Merck fell 81 cents to $77.29, but Procter & Gamble rose 98 cents to $74.84. 

Investors also bid stocks lower on a Labor Department report that wholesale inflation rose 1.1 percent in January, the biggest jump in a decade. The spike could diminish the chances that the Federal Reserve Board will lower interest rates at its meeting next month. 

“It gave everyone the fear that the Fed will have to worry about inflation and won’t be able to ease rates as much,” Ascani said. 

The two cuts the Fed made in January are expected to help improve the sluggish economy and anemic corporate earnings in the second half of the year. But investors have been hoping for more reductions, although they were disappointed earlier this week when Fed Chairman Alan Greenspan indicated that future cuts will be less aggressive than the market had wanted. 
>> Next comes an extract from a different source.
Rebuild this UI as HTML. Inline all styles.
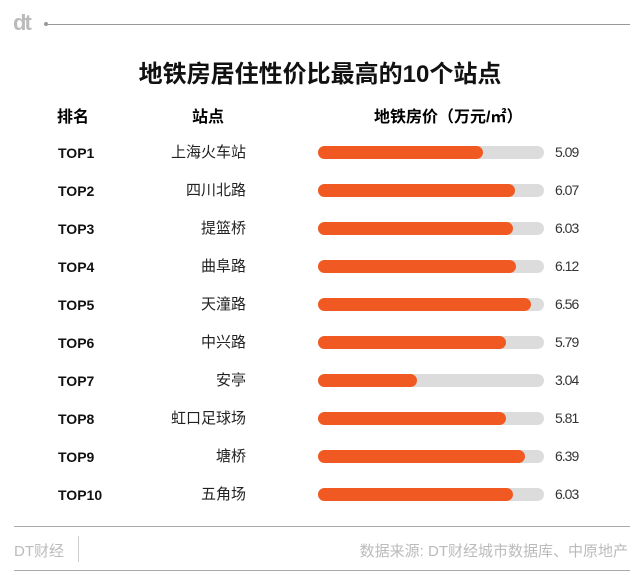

Word in the afternoon of a U.S. and British air attack over Iraq added to the selloff. The government said American and British planes struck Iraqi air defense sites in a mission to destroy threatening radar systems. 

Declining issues outnumbered advancers nearly 2 to 1 on the New York Stock Exchange. Volume was 1.48 billion shares, ahead of 1.39 billion Thursday. 

The Russell 2000 index, which tracks the performance of smaller company stocks, fell 9.57 to 499.28. It ended the week up 0.4 percent. 

Overseas markets also were lower. Japan’s Nikkei index fell 1.1 percent, Britain’s FT-SE 100 index lost 1.8 percent, Germany’s DAX index declined 2.3 percent and France’s CAC-40 index fell 1.9 percent.